- **EXERCISE DESCRIPTION**
Output the lines that follow exactly as they are.

- **SOURCE DATA**
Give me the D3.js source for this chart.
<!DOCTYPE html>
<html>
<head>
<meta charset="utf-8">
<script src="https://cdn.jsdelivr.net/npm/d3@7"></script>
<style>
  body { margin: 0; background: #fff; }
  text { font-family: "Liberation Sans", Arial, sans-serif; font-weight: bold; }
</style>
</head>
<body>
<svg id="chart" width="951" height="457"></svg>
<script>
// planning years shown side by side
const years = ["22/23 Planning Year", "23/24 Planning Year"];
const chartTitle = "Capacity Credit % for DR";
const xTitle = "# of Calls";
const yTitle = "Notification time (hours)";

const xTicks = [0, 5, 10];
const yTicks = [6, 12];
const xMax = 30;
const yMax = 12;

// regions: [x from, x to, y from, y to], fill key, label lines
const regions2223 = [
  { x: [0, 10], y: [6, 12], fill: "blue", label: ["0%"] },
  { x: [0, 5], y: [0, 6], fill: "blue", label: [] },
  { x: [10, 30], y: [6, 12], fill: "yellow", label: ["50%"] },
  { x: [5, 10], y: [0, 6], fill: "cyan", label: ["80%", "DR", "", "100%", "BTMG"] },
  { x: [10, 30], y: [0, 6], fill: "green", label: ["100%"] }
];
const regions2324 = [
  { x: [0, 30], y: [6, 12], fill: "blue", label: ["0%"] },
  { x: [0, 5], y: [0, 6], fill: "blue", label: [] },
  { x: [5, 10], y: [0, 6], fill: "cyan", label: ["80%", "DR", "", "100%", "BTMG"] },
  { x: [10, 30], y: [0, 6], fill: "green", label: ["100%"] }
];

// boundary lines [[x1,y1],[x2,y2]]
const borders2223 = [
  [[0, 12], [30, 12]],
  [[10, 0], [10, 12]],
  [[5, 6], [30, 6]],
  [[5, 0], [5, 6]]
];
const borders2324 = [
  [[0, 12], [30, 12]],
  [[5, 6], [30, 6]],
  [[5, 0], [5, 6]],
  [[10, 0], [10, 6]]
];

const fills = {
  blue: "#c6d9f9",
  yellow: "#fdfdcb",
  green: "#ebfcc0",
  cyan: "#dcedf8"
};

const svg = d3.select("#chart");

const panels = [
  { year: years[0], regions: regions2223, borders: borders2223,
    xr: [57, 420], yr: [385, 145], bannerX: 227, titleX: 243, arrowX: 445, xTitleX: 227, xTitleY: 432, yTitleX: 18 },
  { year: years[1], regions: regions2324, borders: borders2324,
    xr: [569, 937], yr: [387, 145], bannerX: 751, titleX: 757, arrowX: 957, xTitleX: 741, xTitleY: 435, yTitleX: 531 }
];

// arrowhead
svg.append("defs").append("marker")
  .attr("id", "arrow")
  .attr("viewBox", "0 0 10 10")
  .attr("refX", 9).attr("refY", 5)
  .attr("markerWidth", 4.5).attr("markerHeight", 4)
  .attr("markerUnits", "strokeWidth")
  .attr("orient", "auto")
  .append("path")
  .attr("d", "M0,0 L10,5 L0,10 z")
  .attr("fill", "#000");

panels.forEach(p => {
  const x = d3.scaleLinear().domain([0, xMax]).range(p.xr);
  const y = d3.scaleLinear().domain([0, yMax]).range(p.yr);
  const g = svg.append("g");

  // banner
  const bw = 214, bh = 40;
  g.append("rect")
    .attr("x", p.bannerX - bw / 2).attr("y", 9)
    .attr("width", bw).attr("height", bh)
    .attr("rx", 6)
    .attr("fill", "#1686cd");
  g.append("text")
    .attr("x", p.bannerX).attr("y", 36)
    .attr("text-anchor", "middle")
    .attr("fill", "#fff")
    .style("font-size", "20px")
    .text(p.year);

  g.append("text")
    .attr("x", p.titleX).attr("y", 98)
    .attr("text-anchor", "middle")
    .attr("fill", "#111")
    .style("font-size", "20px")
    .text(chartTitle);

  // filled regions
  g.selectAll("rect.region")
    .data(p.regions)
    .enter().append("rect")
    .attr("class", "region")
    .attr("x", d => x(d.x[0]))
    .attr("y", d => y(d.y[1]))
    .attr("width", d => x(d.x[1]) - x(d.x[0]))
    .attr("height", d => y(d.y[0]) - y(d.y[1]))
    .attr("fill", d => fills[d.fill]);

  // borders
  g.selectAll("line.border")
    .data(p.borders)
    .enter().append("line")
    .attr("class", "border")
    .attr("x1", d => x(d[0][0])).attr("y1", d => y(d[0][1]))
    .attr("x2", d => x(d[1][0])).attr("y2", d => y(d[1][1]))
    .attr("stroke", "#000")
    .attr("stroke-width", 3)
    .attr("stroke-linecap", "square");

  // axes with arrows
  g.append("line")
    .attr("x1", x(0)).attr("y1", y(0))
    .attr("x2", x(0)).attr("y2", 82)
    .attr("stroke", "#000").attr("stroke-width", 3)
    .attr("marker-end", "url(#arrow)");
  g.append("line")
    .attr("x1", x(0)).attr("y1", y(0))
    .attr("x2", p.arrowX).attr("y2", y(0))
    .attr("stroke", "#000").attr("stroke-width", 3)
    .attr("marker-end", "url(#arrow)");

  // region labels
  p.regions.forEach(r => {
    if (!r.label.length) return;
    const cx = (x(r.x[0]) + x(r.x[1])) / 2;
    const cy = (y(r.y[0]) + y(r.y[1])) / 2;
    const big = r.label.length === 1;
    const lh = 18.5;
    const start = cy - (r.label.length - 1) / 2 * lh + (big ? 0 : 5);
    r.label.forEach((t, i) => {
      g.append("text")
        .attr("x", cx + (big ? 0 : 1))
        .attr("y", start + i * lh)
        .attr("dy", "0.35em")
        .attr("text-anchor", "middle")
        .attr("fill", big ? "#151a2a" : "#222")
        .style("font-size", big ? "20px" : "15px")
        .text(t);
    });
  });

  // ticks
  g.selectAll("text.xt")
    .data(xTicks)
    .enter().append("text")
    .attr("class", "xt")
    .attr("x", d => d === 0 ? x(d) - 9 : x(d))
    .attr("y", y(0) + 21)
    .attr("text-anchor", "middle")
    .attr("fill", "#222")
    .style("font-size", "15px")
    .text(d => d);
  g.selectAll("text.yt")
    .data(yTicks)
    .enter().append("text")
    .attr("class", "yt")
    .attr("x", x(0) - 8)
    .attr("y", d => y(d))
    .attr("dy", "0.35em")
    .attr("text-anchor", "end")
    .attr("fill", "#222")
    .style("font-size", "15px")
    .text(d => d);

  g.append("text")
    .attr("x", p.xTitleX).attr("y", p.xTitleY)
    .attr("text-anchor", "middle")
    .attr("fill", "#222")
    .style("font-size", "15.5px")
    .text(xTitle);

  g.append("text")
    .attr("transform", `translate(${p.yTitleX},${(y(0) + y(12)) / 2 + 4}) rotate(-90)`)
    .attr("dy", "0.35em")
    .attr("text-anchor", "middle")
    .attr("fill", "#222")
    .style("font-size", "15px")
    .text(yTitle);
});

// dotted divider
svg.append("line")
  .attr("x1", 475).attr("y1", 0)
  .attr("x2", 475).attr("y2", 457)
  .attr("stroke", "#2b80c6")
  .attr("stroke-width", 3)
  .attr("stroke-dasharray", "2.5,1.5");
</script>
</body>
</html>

- **PROBLEM SOLUTION**
Give me the D3.js source for this chart.
<!DOCTYPE html>
<html>
<head>
<meta charset="utf-8">
<script src="https://cdn.jsdelivr.net/npm/d3@7"></script>
<style>
  body { margin: 0; background: #fff; }
  text { font-family: "Liberation Sans", Arial, sans-serif; font-weight: bold; }
</style>
</head>
<body>
<svg id="chart" width="951" height="457"></svg>
<script>
// planning years shown side by side
const years = ["22/23 Planning Year", "23/24 Planning Year"];
const chartTitle = "Capacity Credit % for DR";
const xTitle = "# of Calls";
const yTitle = "Notification time (hours)";

const xTicks = [0, 5, 10];
const yTicks = [6, 12];
const xMax = 30;
const yMax = 12;

// regions: [x from, x to, y from, y to], fill key, label lines
const regions2223 = [
  { x: [0, 10], y: [6, 12], fill: "blue", label: ["0%"] },
  { x: [0, 5], y: [0, 6], fill: "blue", label: [] },
  { x: [10, 30], y: [6, 12], fill: "yellow", label: ["50%"] },
  { x: [5, 10], y: [0, 6], fill: "cyan", label: ["80%", "DR", "", "100%", "BTMG"] },
  { x: [10, 30], y: [0, 6], fill: "green", label: ["100%"] }
];
const regions2324 = [
  { x: [0, 30], y: [6, 12], fill: "blue", label: ["0%"] },
  { x: [0, 5], y: [0, 6], fill: "blue", label: [] },
  { x: [5, 10], y: [0, 6], fill: "cyan", label: ["80%", "DR", "", "100%", "BTMG"] },
  { x: [10, 30], y: [0, 6], fill: "green", label: ["100%"] }
];

// boundary lines [[x1,y1],[x2,y2]]
const borders2223 = [
  [[0, 12], [30, 12]],
  [[10, 0], [10, 12]],
  [[5, 6], [30, 6]],
  [[5, 0], [5, 6]]
];
const borders2324 = [
  [[0, 12], [30, 12]],
  [[5, 6], [30, 6]],
  [[5, 0], [5, 6]],
  [[10, 0], [10, 6]]
];

const fills = {
  blue: "#c6d9f9",
  yellow: "#fdfdcb",
  green: "#ebfcc0",
  cyan: "#dcedf8"
};

const svg = d3.select("#chart");

const panels = [
  { year: years[0], regions: regions2223, borders: borders2223,
    xr: [57, 420], yr: [385, 145], bannerX: 227, titleX: 243, arrowX: 445, xTitleX: 227, xTitleY: 432, yTitleX: 18 },
  { year: years[1], regions: regions2324, borders: borders2324,
    xr: [569, 937], yr: [387, 145], bannerX: 751, titleX: 757, arrowX: 957, xTitleX: 741, xTitleY: 435, yTitleX: 531 }
];

// arrowhead
svg.append("defs").append("marker")
  .attr("id", "arrow")
  .attr("viewBox", "0 0 10 10")
  .attr("refX", 9).attr("refY", 5)
  .attr("markerWidth", 4.5).attr("markerHeight", 4)
  .attr("markerUnits", "strokeWidth")
  .attr("orient", "auto")
  .append("path")
  .attr("d", "M0,0 L10,5 L0,10 z")
  .attr("fill", "#000");

panels.forEach(p => {
  const x = d3.scaleLinear().domain([0, xMax]).range(p.xr);
  const y = d3.scaleLinear().domain([0, yMax]).range(p.yr);
  const g = svg.append("g");

  // banner
  const bw = 214, bh = 40;
  g.append("rect")
    .attr("x", p.bannerX - bw / 2).attr("y", 9)
    .attr("width", bw).attr("height", bh)
    .attr("rx", 6)
    .attr("fill", "#1686cd");
  g.append("text")
    .attr("x", p.bannerX).attr("y", 36)
    .attr("text-anchor", "middle")
    .attr("fill", "#fff")
    .style("font-size", "20px")
    .text(p.year);

  g.append("text")
    .attr("x", p.titleX).attr("y", 98)
    .attr("text-anchor", "middle")
    .attr("fill", "#111")
    .style("font-size", "20px")
    .text(chartTitle);

  // filled regions
  g.selectAll("rect.region")
    .data(p.regions)
    .enter().append("rect")
    .attr("class", "region")
    .attr("x", d => x(d.x[0]))
    .attr("y", d => y(d.y[1]))
    .attr("width", d => x(d.x[1]) - x(d.x[0]))
    .attr("height", d => y(d.y[0]) - y(d.y[1]))
    .attr("fill", d => fills[d.fill]);

  // borders
  g.selectAll("line.border")
    .data(p.borders)
    .enter().append("line")
    .attr("class", "border")
    .attr("x1", d => x(d[0][0])).attr("y1", d => y(d[0][1]))
    .attr("x2", d => x(d[1][0])).attr("y2", d => y(d[1][1]))
    .attr("stroke", "#000")
    .attr("stroke-width", 3)
    .attr("stroke-linecap", "square");

  // axes with arrows
  g.append("line")
    .attr("x1", x(0)).attr("y1", y(0))
    .attr("x2", x(0)).attr("y2", 82)
    .attr("stroke", "#000").attr("stroke-width", 3)
    .attr("marker-end", "url(#arrow)");
  g.append("line")
    .attr("x1", x(0)).attr("y1", y(0))
    .attr("x2", p.arrowX).attr("y2", y(0))
    .attr("stroke", "#000").attr("stroke-width", 3)
    .attr("marker-end", "url(#arrow)");

  // region labels
  p.regions.forEach(r => {
    if (!r.label.length) return;
    const cx = (x(r.x[0]) + x(r.x[1])) / 2;
    const cy = (y(r.y[0]) + y(r.y[1])) / 2;
    const big = r.label.length === 1;
    const lh = 18.5;
    const start = cy - (r.label.length - 1) / 2 * lh + (big ? 0 : 5);
    r.label.forEach((t, i) => {
      g.append("text")
        .attr("x", cx + (big ? 0 : 1))
        .attr("y", start + i * lh)
        .attr("dy", "0.35em")
        .attr("text-anchor", "middle")
        .attr("fill", big ? "#151a2a" : "#222")
        .style("font-size", big ? "20px" : "15px")
        .text(t);
    });
  });

  // ticks
  g.selectAll("text.xt")
    .data(xTicks)
    .enter().append("text")
    .attr("class", "xt")
    .attr("x", d => d === 0 ? x(d) - 9 : x(d))
    .attr("y", y(0) + 21)
    .attr("text-anchor", "middle")
    .attr("fill", "#222")
    .style("font-size", "15px")
    .text(d => d);
  g.selectAll("text.yt")
    .data(yTicks)
    .enter().append("text")
    .attr("class", "yt")
    .attr("x", x(0) - 8)
    .attr("y", d => y(d))
    .attr("dy", "0.35em")
    .attr("text-anchor", "end")
    .attr("fill", "#222")
    .style("font-size", "15px")
    .text(d => d);

  g.append("text")
    .attr("x", p.xTitleX).attr("y", p.xTitleY)
    .attr("text-anchor", "middle")
    .attr("fill", "#222")
    .style("font-size", "15.5px")
    .text(xTitle);

  g.append("text")
    .attr("transform", `translate(${p.yTitleX},${(y(0) + y(12)) / 2 + 4}) rotate(-90)`)
    .attr("dy", "0.35em")
    .attr("text-anchor", "middle")
    .attr("fill", "#222")
    .style("font-size", "15px")
    .text(yTitle);
});

// dotted divider
svg.append("line")
  .attr("x1", 475).attr("y1", 0)
  .attr("x2", 475).attr("y2", 457)
  .attr("stroke", "#2b80c6")
  .attr("stroke-width", 3)
  .attr("stroke-dasharray", "2.5,1.5");
</script>
</body>
</html>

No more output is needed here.